### Dataset excerpt
-=-=-

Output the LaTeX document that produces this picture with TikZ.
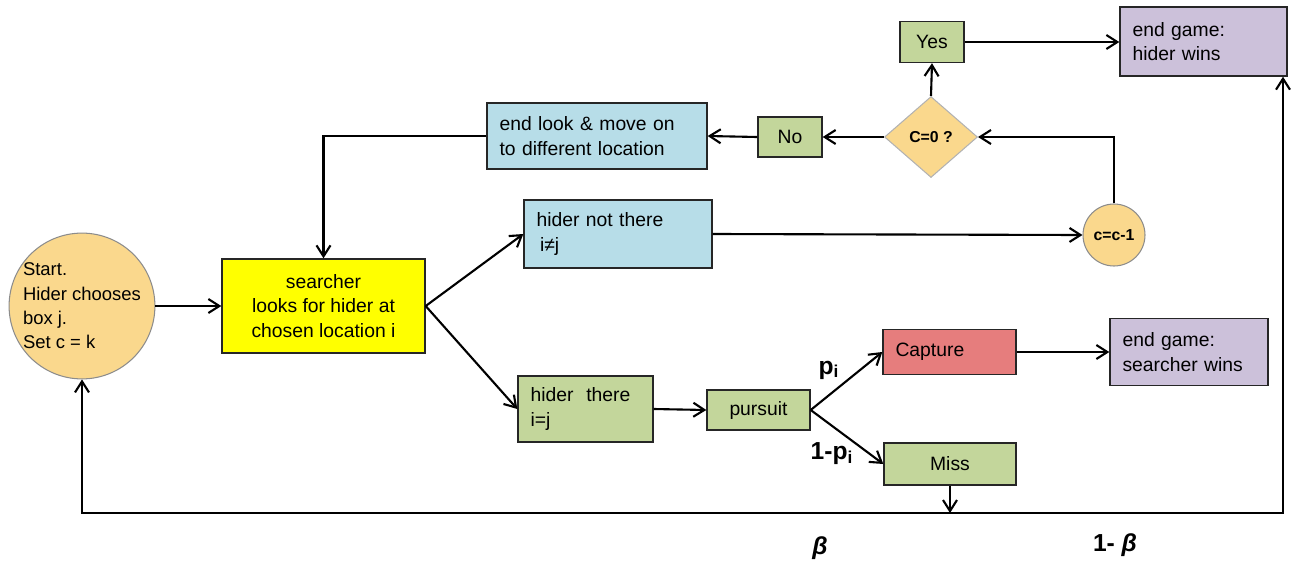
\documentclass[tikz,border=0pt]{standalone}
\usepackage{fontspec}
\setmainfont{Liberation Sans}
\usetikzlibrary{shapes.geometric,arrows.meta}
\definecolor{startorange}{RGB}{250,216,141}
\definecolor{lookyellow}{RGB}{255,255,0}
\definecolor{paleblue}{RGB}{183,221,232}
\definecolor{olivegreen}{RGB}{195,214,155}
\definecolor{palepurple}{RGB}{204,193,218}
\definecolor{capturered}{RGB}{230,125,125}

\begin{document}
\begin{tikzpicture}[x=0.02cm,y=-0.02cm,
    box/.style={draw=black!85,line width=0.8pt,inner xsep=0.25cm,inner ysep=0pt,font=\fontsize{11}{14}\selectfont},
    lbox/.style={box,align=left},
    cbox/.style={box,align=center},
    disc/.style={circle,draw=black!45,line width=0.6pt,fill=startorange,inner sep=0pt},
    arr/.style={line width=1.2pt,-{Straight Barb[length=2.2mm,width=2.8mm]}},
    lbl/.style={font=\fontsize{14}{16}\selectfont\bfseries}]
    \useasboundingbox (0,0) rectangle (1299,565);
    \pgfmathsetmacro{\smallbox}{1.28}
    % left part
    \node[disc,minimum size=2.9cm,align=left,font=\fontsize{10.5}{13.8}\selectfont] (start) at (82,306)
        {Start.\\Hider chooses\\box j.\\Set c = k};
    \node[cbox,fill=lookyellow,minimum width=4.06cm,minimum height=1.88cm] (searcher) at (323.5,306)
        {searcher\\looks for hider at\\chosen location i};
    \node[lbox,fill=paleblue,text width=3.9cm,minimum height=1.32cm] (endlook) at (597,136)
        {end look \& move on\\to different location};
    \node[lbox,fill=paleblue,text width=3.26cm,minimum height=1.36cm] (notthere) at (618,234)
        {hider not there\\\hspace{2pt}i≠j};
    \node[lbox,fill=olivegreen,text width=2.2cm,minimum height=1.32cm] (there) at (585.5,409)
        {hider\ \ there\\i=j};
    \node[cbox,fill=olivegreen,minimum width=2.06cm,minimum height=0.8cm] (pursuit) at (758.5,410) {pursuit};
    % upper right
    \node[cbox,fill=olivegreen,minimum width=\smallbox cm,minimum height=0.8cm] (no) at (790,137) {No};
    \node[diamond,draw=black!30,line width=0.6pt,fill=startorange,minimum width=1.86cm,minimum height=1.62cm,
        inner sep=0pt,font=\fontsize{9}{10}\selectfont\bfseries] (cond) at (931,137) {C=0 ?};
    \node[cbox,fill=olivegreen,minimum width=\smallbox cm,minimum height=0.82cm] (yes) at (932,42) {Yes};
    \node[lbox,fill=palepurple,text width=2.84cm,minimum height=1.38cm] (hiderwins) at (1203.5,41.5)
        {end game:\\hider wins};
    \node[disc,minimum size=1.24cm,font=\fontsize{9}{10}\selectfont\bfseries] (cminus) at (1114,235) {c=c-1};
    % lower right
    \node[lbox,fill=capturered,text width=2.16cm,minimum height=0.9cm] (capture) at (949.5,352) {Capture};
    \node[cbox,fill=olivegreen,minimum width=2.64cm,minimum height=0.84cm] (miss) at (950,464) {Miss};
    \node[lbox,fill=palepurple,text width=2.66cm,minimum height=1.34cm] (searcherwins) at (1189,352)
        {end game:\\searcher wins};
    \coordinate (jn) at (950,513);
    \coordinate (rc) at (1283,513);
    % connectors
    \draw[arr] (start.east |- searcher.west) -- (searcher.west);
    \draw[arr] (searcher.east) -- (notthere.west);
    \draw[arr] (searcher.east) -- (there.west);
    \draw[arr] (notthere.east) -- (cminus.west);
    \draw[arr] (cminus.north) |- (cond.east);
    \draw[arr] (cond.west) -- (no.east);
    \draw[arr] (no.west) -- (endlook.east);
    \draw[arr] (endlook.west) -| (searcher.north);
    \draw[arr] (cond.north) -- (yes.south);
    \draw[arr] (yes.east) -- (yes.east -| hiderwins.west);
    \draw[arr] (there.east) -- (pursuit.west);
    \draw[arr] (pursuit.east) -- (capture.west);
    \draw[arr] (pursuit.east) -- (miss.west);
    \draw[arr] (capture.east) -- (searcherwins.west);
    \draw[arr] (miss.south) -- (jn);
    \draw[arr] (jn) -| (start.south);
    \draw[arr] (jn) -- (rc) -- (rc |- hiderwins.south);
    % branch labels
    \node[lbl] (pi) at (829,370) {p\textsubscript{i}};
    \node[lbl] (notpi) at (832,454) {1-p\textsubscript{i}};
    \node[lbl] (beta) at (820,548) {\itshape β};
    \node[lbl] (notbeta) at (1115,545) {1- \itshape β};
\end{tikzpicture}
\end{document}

-=-=-

### Problem description
The material above must be printed exactly, with its pictures left out.

### Final result
Output the LaTeX document that produces this picture with TikZ.
\documentclass[tikz,border=0pt]{standalone}
\usepackage{fontspec}
\setmainfont{Liberation Sans}
\usetikzlibrary{shapes.geometric,arrows.meta}
\definecolor{startorange}{RGB}{250,216,141}
\definecolor{lookyellow}{RGB}{255,255,0}
\definecolor{paleblue}{RGB}{183,221,232}
\definecolor{olivegreen}{RGB}{195,214,155}
\definecolor{palepurple}{RGB}{204,193,218}
\definecolor{capturered}{RGB}{230,125,125}

\begin{document}
\begin{tikzpicture}[x=0.02cm,y=-0.02cm,
    box/.style={draw=black!85,line width=0.8pt,inner xsep=0.25cm,inner ysep=0pt,font=\fontsize{11}{14}\selectfont},
    lbox/.style={box,align=left},
    cbox/.style={box,align=center},
    disc/.style={circle,draw=black!45,line width=0.6pt,fill=startorange,inner sep=0pt},
    arr/.style={line width=1.2pt,-{Straight Barb[length=2.2mm,width=2.8mm]}},
    lbl/.style={font=\fontsize{14}{16}\selectfont\bfseries}]
    \useasboundingbox (0,0) rectangle (1299,565);
    \pgfmathsetmacro{\smallbox}{1.28}
    % left part
    \node[disc,minimum size=2.9cm,align=left,font=\fontsize{10.5}{13.8}\selectfont] (start) at (82,306)
        {Start.\\Hider chooses\\box j.\\Set c = k};
    \node[cbox,fill=lookyellow,minimum width=4.06cm,minimum height=1.88cm] (searcher) at (323.5,306)
        {searcher\\looks for hider at\\chosen location i};
    \node[lbox,fill=paleblue,text width=3.9cm,minimum height=1.32cm] (endlook) at (597,136)
        {end look \& move on\\to different location};
    \node[lbox,fill=paleblue,text width=3.26cm,minimum height=1.36cm] (notthere) at (618,234)
        {hider not there\\\hspace{2pt}i≠j};
    \node[lbox,fill=olivegreen,text width=2.2cm,minimum height=1.32cm] (there) at (585.5,409)
        {hider\ \ there\\i=j};
    \node[cbox,fill=olivegreen,minimum width=2.06cm,minimum height=0.8cm] (pursuit) at (758.5,410) {pursuit};
    % upper right
    \node[cbox,fill=olivegreen,minimum width=\smallbox cm,minimum height=0.8cm] (no) at (790,137) {No};
    \node[diamond,draw=black!30,line width=0.6pt,fill=startorange,minimum width=1.86cm,minimum height=1.62cm,
        inner sep=0pt,font=\fontsize{9}{10}\selectfont\bfseries] (cond) at (931,137) {C=0 ?};
    \node[cbox,fill=olivegreen,minimum width=\smallbox cm,minimum height=0.82cm] (yes) at (932,42) {Yes};
    \node[lbox,fill=palepurple,text width=2.84cm,minimum height=1.38cm] (hiderwins) at (1203.5,41.5)
        {end game:\\hider wins};
    \node[disc,minimum size=1.24cm,font=\fontsize{9}{10}\selectfont\bfseries] (cminus) at (1114,235) {c=c-1};
    % lower right
    \node[lbox,fill=capturered,text width=2.16cm,minimum height=0.9cm] (capture) at (949.5,352) {Capture};
    \node[cbox,fill=olivegreen,minimum width=2.64cm,minimum height=0.84cm] (miss) at (950,464) {Miss};
    \node[lbox,fill=palepurple,text width=2.66cm,minimum height=1.34cm] (searcherwins) at (1189,352)
        {end game:\\searcher wins};
    \coordinate (jn) at (950,513);
    \coordinate (rc) at (1283,513);
    % connectors
    \draw[arr] (start.east |- searcher.west) -- (searcher.west);
    \draw[arr] (searcher.east) -- (notthere.west);
    \draw[arr] (searcher.east) -- (there.west);
    \draw[arr] (notthere.east) -- (cminus.west);
    \draw[arr] (cminus.north) |- (cond.east);
    \draw[arr] (cond.west) -- (no.east);
    \draw[arr] (no.west) -- (endlook.east);
    \draw[arr] (endlook.west) -| (searcher.north);
    \draw[arr] (cond.north) -- (yes.south);
    \draw[arr] (yes.east) -- (yes.east -| hiderwins.west);
    \draw[arr] (there.east) -- (pursuit.west);
    \draw[arr] (pursuit.east) -- (capture.west);
    \draw[arr] (pursuit.east) -- (miss.west);
    \draw[arr] (capture.east) -- (searcherwins.west);
    \draw[arr] (miss.south) -- (jn);
    \draw[arr] (jn) -| (start.south);
    \draw[arr] (jn) -- (rc) -- (rc |- hiderwins.south);
    % branch labels
    \node[lbl] (pi) at (829,370) {p\textsubscript{i}};
    \node[lbl] (notpi) at (832,454) {1-p\textsubscript{i}};
    \node[lbl] (beta) at (820,548) {\itshape β};
    \node[lbl] (notbeta) at (1115,545) {1- \itshape β};
\end{tikzpicture}
\end{document}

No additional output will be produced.